__Extracted entries__.
^^^^^^^^
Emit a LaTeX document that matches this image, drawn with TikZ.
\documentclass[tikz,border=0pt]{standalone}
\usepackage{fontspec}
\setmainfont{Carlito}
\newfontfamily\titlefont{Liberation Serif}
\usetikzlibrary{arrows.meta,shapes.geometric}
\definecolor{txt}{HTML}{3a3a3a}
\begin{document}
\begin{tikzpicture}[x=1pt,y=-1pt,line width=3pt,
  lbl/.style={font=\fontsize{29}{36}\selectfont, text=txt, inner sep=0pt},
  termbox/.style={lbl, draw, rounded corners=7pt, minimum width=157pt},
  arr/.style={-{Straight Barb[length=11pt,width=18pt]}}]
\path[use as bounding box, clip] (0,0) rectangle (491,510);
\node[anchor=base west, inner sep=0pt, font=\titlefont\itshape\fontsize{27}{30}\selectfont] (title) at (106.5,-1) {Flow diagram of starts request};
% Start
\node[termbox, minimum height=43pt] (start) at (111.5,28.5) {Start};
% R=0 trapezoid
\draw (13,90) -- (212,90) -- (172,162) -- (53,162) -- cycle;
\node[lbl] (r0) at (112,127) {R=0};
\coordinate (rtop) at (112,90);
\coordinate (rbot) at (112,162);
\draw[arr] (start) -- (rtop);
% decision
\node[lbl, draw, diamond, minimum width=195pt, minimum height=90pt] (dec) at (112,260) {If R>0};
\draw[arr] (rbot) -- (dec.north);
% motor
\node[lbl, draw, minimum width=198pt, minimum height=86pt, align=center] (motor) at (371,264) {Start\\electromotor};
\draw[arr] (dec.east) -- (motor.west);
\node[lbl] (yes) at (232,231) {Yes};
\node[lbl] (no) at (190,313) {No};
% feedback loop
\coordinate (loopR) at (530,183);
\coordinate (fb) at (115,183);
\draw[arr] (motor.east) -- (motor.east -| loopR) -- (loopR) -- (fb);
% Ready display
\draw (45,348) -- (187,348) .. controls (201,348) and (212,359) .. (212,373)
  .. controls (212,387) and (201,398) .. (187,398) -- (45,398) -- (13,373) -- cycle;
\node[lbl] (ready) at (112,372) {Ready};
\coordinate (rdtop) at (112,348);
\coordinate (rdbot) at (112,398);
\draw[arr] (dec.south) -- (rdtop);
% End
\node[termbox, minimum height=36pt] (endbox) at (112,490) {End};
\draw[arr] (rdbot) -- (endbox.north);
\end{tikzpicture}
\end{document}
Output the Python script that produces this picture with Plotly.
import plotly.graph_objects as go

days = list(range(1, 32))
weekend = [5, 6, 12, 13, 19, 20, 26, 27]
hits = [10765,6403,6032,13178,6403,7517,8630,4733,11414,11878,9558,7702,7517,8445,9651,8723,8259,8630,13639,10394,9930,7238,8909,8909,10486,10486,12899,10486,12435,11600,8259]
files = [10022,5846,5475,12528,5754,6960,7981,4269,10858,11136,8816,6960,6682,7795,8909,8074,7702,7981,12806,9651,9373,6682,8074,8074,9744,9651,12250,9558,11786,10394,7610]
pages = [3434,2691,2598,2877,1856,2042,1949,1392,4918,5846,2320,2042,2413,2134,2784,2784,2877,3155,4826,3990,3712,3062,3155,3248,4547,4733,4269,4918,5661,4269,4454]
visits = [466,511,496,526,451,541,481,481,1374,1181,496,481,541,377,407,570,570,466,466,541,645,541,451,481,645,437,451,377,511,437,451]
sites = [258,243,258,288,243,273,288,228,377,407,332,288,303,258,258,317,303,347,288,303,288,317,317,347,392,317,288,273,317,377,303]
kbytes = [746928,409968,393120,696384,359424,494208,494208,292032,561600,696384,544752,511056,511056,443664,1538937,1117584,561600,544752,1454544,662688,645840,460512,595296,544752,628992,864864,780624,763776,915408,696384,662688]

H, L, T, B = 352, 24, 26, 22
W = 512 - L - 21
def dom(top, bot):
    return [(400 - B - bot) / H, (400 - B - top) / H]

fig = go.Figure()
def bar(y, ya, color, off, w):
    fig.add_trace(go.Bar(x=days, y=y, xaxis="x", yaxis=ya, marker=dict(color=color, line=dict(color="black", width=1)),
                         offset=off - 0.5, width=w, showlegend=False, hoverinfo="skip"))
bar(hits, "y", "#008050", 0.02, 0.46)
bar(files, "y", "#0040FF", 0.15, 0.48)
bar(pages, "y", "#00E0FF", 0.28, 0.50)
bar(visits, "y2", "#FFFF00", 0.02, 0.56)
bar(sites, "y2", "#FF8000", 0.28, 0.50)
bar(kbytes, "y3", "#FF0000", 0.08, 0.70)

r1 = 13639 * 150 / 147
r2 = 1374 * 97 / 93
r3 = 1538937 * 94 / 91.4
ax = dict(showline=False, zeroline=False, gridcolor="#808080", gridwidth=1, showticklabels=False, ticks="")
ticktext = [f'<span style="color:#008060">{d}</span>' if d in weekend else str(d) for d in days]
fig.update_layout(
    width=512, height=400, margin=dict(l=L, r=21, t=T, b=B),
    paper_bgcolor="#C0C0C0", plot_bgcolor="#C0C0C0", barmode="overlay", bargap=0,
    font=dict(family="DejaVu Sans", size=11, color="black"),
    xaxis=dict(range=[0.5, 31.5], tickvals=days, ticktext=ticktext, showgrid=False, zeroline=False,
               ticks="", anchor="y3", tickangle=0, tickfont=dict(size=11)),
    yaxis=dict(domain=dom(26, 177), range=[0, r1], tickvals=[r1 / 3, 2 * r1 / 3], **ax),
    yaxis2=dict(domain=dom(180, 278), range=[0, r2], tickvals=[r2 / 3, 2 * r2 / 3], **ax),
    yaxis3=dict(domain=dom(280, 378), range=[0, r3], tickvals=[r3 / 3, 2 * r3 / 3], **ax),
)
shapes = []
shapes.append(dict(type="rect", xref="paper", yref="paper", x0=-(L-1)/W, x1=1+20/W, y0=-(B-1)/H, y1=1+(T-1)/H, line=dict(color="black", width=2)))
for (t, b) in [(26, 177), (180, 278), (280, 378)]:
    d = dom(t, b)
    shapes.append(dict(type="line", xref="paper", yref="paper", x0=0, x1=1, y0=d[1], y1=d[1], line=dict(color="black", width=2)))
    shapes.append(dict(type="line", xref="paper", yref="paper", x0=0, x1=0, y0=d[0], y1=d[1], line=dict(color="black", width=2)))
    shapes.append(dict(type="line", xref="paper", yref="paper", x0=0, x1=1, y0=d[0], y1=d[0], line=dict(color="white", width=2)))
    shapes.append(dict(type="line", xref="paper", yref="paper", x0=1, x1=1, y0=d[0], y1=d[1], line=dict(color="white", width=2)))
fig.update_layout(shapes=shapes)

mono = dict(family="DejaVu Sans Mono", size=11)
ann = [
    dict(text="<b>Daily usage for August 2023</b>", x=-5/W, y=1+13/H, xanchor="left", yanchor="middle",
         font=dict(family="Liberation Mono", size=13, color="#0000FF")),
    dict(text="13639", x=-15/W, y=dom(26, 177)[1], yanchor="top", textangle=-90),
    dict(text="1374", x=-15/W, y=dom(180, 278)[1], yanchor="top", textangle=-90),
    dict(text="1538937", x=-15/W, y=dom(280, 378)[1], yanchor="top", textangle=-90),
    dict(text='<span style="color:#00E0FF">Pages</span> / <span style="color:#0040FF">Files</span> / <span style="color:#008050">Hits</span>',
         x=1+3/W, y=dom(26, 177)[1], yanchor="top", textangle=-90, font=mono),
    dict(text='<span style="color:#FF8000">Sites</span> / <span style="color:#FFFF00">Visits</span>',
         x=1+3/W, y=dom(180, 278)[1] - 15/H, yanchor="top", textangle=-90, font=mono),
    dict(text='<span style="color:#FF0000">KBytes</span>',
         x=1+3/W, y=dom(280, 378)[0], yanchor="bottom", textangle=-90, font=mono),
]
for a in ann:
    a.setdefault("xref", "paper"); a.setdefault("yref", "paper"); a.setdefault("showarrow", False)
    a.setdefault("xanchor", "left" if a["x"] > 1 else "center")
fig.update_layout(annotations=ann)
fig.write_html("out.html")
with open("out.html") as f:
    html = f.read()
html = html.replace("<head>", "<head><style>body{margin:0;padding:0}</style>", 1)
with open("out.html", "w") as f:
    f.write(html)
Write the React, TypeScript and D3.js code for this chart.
^^^^^^^^
__Task requirements__. Your task is to reproduce exactly the lines beginning at the line containing "Output the Python" and ending at the line containing "import plotly.graph_objects as go", inclusive.

__The completed task__.
Output the Python script that produces this picture with Plotly.
import plotly.graph_objects as go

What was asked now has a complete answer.